Flood of displaced civilians in Pakistan surpasses 1.45 million

News Stories, 19 May 2009

© UNHCR/A.Fazzina
A displaced Pakistani girl carries a bucket of rice as her sister follows in Yar Hussain camp.

ISLAMABAD, Pakistan, May 19 (UNHCR) The flood of displaced people fleeing the conflict in and around north-west Pakistan's Swat Valley is the largest and swiftest to take place anywhere in the world in recent years. According to Pakistan's North West Frontier Province (NWFP) Social Welfare Department, 1,454,377 people have been registered since just May 2. The number of registration centres now stands at 89.

UN High Commissioner for Refugees António Guterres, who met some of displaced people during a three-day visit to Pakistan last week, has called for urgent and massive international help from governments and other donors for those left homeless by fighting.

Guterres said at the weekend that humanitarian workers were struggling to keep up with the size and speed of the displacement and warned of the consequences if the uprooted people and tens of thousands of host families trying to care for them don't get help fast.

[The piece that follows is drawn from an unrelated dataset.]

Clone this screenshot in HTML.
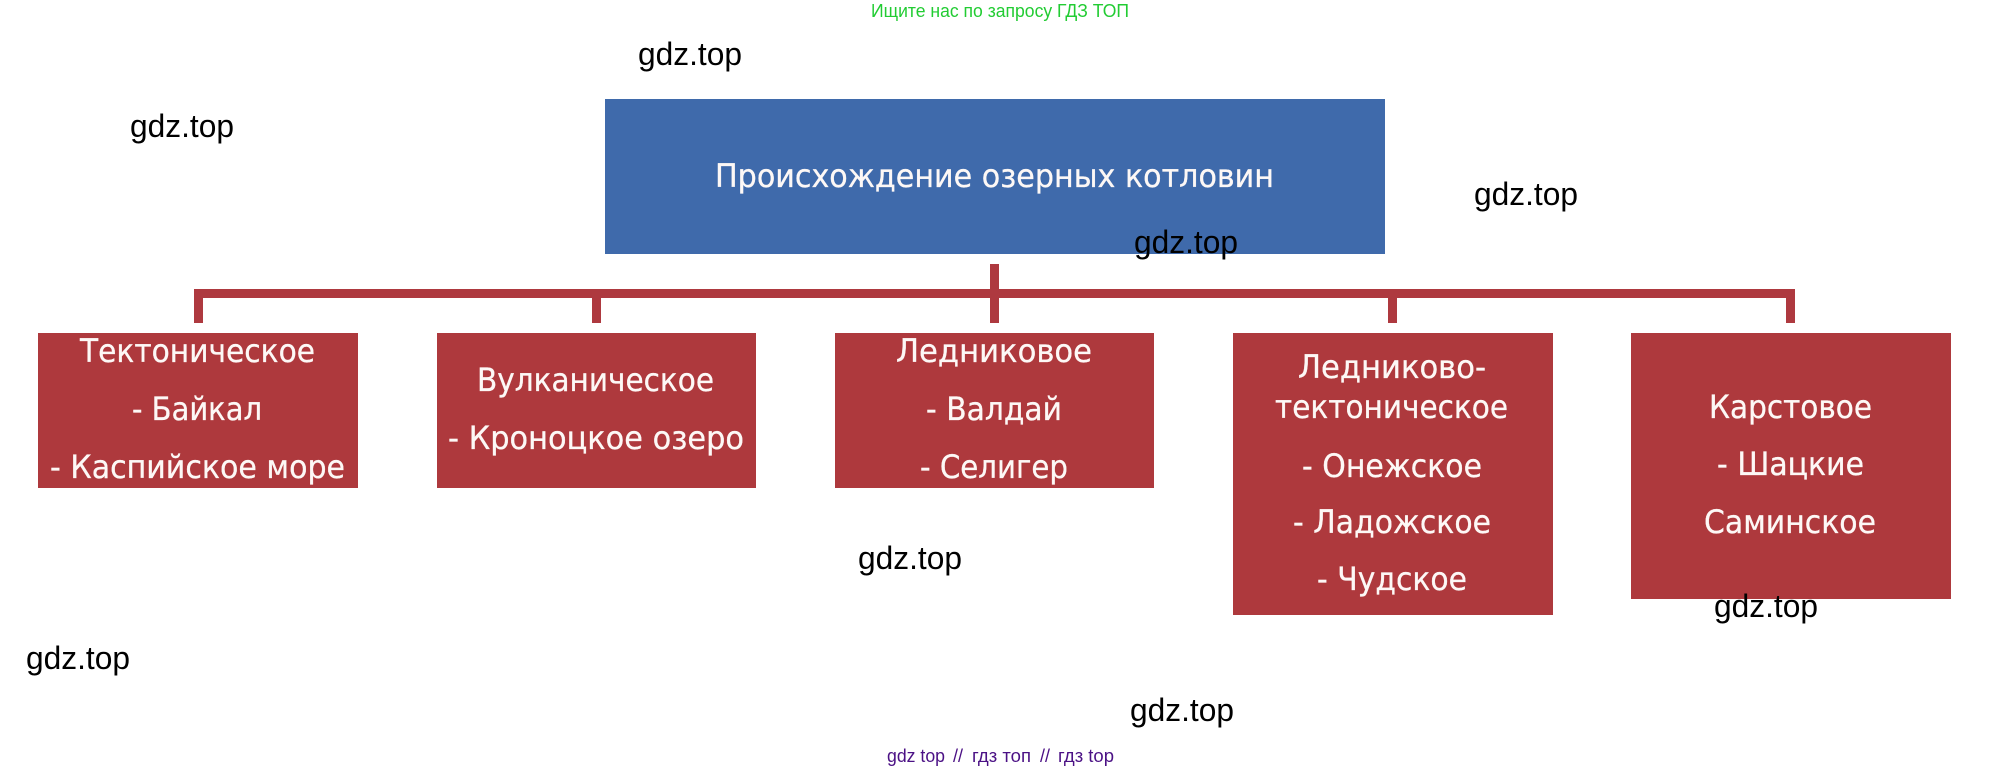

"It's like trying to catch something that's moving ahead of us because the number of people on the move every day is so big and the response is never enough," he told reporters on Sunday. "Leaving this population without the support they need with such massive numbers could constitute an enormous destabilizing factor."

Ron Redmond, UNHCR's chief spokesperson, said Tuesday of the massive displacement crisis, "We haven't seen anything so big and so fast in years."

In addition to calling for international help, UNHCR is encouraging local donations. This week, the UNHCR office in Islamabad set up a dedicated bank account at Standard Chartered Bank to receive cash donations from the public for its operations.

Separately, it established a relief bank and distribution centre in the NWFP town of Nowshera to receive and hand out non-cash, so called "in kind," contributions such as pillows, soap, simple water coolers and new summer clothing. Additional relief banks are planned for the cities of Islamabad, Lahore and Karachi.

The vast majority of the 1.45 million recently displaced 1,323,427 are living outside of camps set up for the displaced. UNHCR is stepping up its aid to them, in particular. On Tuesday, UNHCR's local NGO partner, SRSP (Sarhad Rural Support Programme), distributed kitchen sets, plastic mats, buckets and jerry cans to displaced people staying in three schools in Mardan district.

In the NWFP district of Mardan alone, at least 67 schools are hosting displaced families. Meanwhile, rising temperatures and the onset of summer are posing a fresh set of challenges. UNHCR, for example, is urgently seeking shade cloth and poles to construct sun screens over and between tents as part of a "summerization" programme.